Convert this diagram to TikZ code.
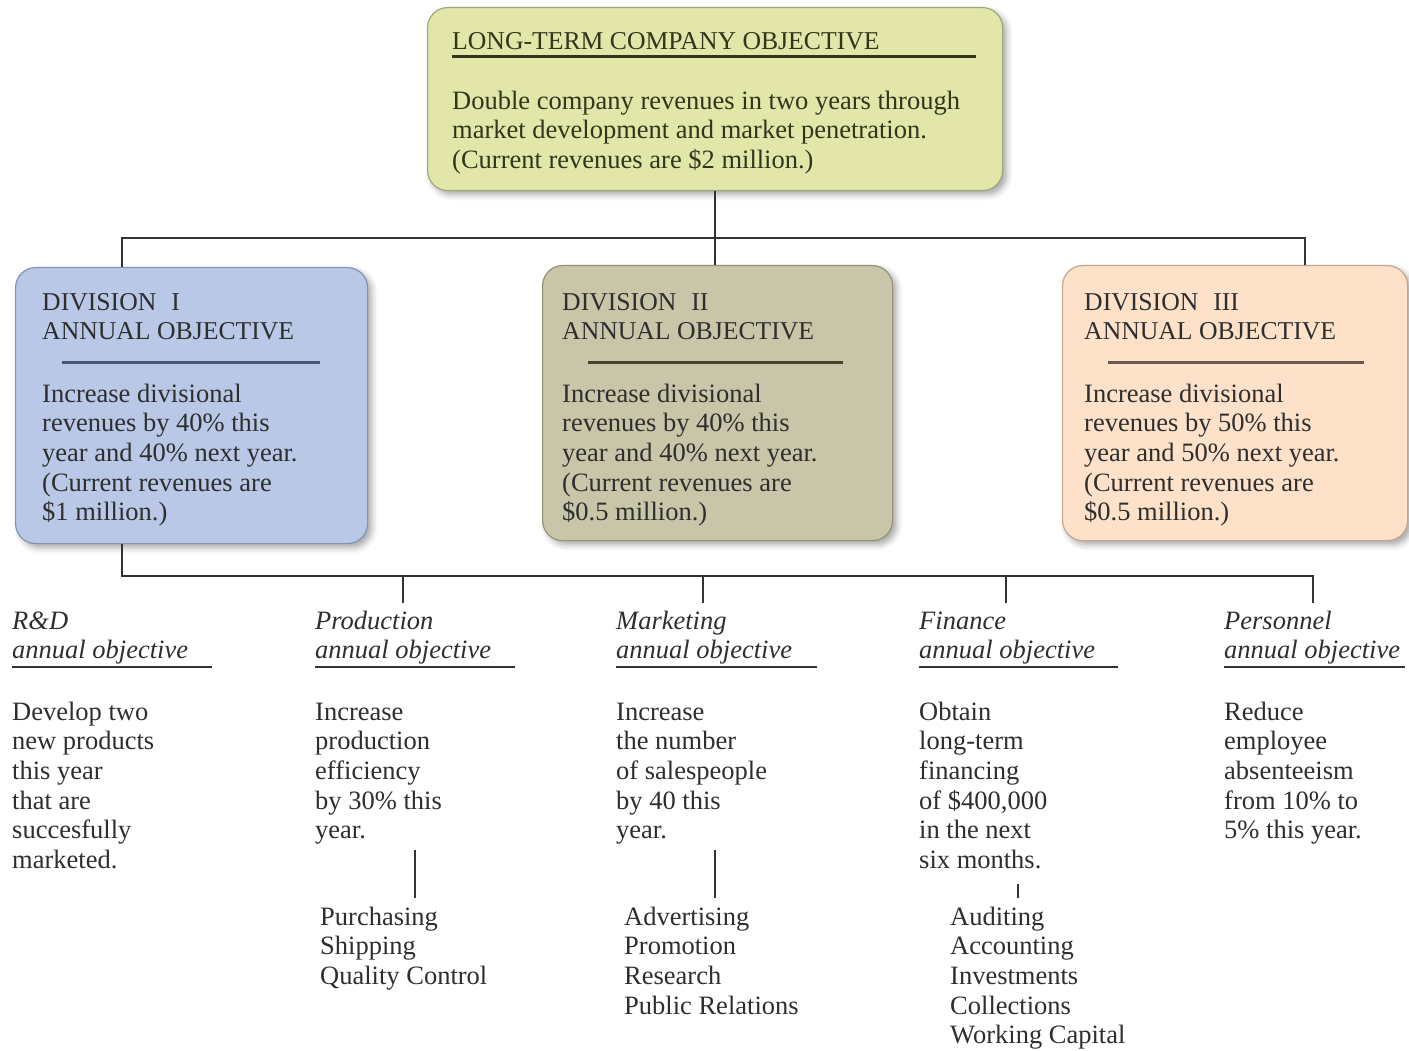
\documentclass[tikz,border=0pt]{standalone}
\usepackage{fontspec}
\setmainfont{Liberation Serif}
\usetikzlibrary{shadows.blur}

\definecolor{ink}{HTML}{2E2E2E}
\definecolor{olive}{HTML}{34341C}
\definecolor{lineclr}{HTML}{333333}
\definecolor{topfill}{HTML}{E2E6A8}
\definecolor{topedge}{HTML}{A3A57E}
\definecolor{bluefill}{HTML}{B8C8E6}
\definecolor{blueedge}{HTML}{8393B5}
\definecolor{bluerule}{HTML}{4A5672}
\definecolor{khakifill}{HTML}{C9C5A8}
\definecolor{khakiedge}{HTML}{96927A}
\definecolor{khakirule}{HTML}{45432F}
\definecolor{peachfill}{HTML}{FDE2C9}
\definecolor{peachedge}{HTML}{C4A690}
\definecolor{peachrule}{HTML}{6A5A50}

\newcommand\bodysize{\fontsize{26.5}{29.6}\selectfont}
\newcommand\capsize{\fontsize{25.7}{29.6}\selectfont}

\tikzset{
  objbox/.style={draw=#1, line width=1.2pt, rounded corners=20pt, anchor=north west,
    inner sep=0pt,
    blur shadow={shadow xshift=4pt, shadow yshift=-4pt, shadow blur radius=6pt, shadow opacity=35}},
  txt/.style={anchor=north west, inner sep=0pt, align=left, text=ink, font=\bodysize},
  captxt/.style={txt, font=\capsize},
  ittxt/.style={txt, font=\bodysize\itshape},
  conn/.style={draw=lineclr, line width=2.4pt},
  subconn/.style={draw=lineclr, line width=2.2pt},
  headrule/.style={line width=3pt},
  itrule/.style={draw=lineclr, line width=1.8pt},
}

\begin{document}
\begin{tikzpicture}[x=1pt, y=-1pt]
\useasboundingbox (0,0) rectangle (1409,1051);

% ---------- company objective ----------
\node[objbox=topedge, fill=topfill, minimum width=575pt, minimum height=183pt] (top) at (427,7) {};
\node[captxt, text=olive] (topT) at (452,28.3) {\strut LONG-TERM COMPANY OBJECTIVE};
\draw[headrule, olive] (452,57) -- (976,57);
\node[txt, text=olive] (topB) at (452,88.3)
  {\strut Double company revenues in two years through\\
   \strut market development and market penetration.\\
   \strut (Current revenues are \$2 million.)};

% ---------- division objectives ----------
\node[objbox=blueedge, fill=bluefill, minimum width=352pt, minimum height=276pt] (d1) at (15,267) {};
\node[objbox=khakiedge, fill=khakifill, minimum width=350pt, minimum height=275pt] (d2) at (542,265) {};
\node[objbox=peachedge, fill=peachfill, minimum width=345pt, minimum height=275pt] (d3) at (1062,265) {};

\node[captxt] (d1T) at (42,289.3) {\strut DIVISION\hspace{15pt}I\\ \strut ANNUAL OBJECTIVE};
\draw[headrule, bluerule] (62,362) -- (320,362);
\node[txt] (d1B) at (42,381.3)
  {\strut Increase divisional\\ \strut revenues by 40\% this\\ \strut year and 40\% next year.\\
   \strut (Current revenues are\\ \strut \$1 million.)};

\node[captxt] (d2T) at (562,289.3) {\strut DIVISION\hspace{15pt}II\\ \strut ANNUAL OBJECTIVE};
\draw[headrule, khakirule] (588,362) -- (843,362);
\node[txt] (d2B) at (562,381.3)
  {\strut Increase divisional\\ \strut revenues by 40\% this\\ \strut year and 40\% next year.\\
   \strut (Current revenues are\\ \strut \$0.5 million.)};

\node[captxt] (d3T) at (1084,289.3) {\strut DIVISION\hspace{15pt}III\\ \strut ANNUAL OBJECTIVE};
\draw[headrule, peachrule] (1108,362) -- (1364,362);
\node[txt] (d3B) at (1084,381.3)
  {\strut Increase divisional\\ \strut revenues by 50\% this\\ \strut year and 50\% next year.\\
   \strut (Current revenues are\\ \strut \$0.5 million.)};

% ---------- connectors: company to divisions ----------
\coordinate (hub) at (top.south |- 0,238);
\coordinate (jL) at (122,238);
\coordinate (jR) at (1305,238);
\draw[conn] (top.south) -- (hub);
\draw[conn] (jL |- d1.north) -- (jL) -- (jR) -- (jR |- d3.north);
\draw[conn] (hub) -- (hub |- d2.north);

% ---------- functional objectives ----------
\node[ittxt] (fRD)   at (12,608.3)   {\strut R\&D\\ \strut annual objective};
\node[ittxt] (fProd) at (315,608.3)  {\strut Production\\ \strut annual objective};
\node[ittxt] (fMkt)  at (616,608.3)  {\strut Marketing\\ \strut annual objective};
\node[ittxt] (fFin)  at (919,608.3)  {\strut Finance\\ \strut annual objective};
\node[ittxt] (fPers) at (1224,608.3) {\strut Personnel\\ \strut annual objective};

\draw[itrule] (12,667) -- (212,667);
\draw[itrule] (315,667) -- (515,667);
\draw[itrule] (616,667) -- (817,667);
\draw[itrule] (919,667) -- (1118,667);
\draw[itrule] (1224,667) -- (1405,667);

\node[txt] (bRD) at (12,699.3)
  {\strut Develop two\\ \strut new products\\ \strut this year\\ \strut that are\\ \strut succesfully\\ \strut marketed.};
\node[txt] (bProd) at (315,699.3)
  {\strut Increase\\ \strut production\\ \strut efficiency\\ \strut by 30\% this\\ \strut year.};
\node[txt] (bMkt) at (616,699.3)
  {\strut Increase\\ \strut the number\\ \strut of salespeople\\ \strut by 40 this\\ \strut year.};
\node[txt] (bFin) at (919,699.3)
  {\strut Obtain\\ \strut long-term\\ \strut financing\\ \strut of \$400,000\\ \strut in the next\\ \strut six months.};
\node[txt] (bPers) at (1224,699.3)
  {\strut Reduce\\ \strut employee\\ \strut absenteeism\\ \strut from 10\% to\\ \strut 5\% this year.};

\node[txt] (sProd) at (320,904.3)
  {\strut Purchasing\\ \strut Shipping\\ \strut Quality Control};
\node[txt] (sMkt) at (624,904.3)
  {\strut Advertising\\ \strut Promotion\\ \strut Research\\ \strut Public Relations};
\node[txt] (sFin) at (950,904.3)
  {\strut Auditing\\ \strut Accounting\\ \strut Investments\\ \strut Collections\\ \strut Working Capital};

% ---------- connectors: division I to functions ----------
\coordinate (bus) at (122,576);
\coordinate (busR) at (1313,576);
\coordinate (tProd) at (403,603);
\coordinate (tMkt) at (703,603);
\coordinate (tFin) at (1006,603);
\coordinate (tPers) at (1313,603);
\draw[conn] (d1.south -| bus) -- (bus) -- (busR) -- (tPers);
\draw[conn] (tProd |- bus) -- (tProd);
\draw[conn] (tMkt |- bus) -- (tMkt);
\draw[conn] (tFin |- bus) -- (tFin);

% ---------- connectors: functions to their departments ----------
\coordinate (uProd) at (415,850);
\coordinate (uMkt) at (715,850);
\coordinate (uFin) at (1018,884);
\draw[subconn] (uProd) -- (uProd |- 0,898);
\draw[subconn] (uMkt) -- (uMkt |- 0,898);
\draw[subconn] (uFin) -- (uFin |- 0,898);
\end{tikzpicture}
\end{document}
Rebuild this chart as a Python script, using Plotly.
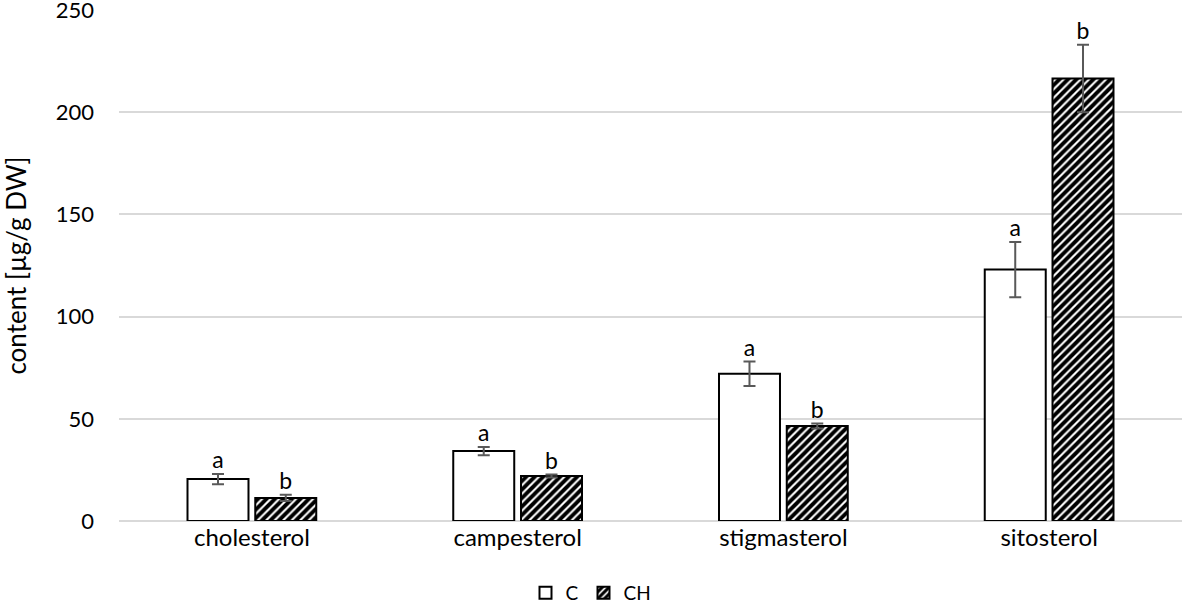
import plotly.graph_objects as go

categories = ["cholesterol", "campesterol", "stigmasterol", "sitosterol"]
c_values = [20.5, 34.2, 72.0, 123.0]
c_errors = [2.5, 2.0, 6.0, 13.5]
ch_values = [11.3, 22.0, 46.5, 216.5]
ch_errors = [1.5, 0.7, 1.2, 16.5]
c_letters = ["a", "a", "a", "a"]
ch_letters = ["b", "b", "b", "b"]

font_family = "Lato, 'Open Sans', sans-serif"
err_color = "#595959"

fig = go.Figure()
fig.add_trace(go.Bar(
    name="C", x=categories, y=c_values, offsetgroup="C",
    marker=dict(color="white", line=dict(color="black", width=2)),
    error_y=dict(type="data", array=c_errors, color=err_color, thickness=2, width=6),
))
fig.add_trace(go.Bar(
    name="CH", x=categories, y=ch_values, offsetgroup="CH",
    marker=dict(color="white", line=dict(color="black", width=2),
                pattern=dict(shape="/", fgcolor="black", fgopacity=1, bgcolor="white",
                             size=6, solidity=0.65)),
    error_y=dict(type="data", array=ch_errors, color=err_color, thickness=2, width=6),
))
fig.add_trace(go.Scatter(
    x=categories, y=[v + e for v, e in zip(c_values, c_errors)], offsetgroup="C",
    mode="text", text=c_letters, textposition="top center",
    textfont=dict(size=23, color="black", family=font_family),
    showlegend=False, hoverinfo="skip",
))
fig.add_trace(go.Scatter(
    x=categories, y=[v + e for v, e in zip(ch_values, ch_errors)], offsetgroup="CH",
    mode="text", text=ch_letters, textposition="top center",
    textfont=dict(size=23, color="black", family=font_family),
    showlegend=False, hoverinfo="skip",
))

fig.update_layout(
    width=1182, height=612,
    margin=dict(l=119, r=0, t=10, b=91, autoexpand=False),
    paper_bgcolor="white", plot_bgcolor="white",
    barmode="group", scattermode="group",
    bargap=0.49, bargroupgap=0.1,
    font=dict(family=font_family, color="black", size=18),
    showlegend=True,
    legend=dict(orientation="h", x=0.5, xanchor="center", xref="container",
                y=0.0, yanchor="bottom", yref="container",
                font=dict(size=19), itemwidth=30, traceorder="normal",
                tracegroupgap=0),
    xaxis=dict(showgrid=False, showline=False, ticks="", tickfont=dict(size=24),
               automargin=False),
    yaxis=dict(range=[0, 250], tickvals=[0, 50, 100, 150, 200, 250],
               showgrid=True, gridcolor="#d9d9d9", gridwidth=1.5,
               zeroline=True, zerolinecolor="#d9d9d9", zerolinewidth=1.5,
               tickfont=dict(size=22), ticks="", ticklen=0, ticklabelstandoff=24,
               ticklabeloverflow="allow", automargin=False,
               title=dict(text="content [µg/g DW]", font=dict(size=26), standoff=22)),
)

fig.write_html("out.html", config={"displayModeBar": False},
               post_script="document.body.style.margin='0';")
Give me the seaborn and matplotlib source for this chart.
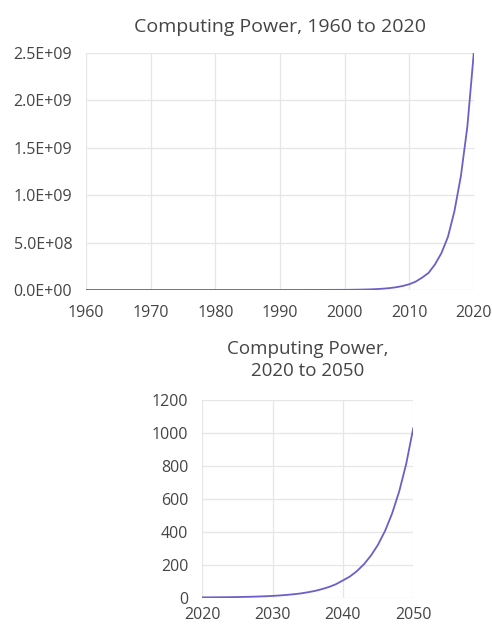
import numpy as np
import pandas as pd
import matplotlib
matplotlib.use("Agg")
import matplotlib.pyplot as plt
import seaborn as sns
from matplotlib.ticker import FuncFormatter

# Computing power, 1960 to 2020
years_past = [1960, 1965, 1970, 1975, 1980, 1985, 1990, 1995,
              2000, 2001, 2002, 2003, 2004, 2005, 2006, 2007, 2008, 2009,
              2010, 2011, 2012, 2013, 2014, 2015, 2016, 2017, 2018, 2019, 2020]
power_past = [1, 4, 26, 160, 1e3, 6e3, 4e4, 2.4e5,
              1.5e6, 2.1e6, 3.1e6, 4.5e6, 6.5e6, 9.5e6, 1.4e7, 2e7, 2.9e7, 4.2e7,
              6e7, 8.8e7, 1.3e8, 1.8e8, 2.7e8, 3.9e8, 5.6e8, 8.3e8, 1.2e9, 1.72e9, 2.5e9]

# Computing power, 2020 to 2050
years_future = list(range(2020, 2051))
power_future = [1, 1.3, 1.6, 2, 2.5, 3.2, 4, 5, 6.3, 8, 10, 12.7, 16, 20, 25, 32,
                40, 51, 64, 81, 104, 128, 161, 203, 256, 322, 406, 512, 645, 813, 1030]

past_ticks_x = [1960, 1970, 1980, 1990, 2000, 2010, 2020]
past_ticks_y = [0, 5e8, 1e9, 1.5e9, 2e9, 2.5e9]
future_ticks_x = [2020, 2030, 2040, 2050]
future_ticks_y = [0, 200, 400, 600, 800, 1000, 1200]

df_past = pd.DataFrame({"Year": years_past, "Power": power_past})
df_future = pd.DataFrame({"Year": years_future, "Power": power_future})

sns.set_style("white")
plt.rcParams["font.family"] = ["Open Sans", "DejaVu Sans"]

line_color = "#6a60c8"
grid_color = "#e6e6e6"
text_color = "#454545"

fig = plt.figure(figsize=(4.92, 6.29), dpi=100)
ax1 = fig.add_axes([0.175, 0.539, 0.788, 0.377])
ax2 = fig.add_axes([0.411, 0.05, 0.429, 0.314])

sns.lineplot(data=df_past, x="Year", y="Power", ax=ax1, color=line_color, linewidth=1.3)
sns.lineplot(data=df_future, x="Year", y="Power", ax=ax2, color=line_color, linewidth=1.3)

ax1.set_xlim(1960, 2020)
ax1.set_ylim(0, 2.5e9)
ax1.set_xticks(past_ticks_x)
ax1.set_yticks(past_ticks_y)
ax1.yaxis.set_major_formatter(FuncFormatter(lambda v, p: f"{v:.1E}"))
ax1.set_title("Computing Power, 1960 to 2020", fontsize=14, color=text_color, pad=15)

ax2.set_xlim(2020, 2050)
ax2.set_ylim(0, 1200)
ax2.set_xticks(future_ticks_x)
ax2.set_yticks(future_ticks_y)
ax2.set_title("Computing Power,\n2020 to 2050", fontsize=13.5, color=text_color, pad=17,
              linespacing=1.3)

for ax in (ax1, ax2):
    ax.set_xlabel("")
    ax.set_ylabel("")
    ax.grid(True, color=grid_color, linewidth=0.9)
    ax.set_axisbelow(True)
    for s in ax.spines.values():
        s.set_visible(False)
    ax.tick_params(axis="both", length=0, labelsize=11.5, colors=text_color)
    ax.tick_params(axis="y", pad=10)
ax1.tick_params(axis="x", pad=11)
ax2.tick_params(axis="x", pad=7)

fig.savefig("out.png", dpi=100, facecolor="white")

#### [Stated exercise]
Quote the data above exactly from the line with "Give me the" to the line with "from matplotlib.ticker import FuncFormatter", both ends counted, and nothing else. Pictures don't go in.

#### [Output]
Give me the seaborn and matplotlib source for this chart.
import numpy as np
import pandas as pd
import matplotlib
matplotlib.use("Agg")
import matplotlib.pyplot as plt
import seaborn as sns
from matplotlib.ticker import FuncFormatter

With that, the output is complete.